At an international level, in 1997 representatives of SEWA (Self Employed Women’s Association) and HomeNet (an international solidarity network for home based workers) joined other experts on the informal economy to form a global network called Women in Informal Employment: Globalising and Organising (WIEGO). WIEGO works closely with the International Labour Organisation, the United Nations Statistics Division and the Statistics Commission.

IPS: But women’s access to resources is still tricky…

AR: It remains true that women’s access to productive resources is severely restricted. Innovations are more widespread in access to credit following on the very successful Grameen Bank model, and that of SEWA in India, through this has not been widely extended by a national rural bank. But women’s right to land is much more restricted because of big and small obstacles. Even where there is a will within a poor family to put land in women’s name, the registration costs are almost prohibitive.

Clearly there is an important role for both governments in creating a conducive regulatory and support framework, and banks and other institutions in mediating access to resources.

IPS: We are mid-way to 2015. Do you see any key achievement with regard to the third Millennium Development Goal (MDG) on empowering women and on education?

AR: In 2005, the world missed the first agreed MDG target of achieving equal numbers of girls as boys in primary school. The third goal has seen the least progress, especially with respect to women’s economic activity and political representation. The World Bank’s Global Monitoring Report 2007 points out that progress towards gender equality is lagging behind other MDGs and that women’s lack of rights (equality under the law), resources (equality of opportunity) and voice (political equality) all inhibit achievement of this goal.

Moreover, reducing gender equality primarily to eliminate gender disparities in primary and secondary education is simply not acceptable. The Millennium Project (of the United Nations) has provided a much more comprehensive list of goals we should aim to achieve. These include: strengthening opportunities for post-primary education for girls while meeting commitments to universal primary education; to guarantee sexual and reproductive health and rights; investing in infrastructure to reduce women’s and girls’ time burdens; to guarantee women’s and girls’ property and inheritance rights; to eliminate gender inequality in employment by decreasing women’s reliance on informal employment, closing gender gaps in earnings, and reducing occupational segregation; increasing women’s share of seats in national parliaments and local government bodies; combating violence against girls and women.

IPS: What can governments concretely do to drive social and institutional change?

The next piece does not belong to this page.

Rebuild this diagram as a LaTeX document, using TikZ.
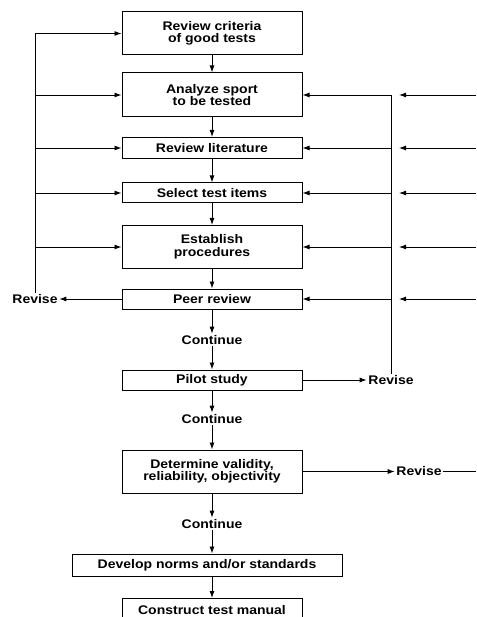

AR: To achieve progress in gender equality goals, governments need to focus on good governance, ensure adequate resources for women’s rights, and make institutions deliver to women. Governance systems play a large part in women’s ability to realise their rights and making their voice heard.

A strategic approach to good governance for women needs to go deeper than normative agreements. It has to address the root causes for the lack of institutional responsiveness to women: the absence of support for gender-equality in agenda-setting processes and resource allocations, coupled with gender biased institutional features (including incentive systems and performance measures), barriers to women’s access to public services, and a lack of gender-sensitivity in accountability systems.

Equally, efforts are needed to sharpen the demand from women for better governance. Women must become more effective in navigating institutional barriers, be skilled in demanding accountability from public actors, be able to expose corruption and other governance failures and to respond to violations of their rights. They need to constitute themselves as a political constituency skilled at demanding and negotiating their rights.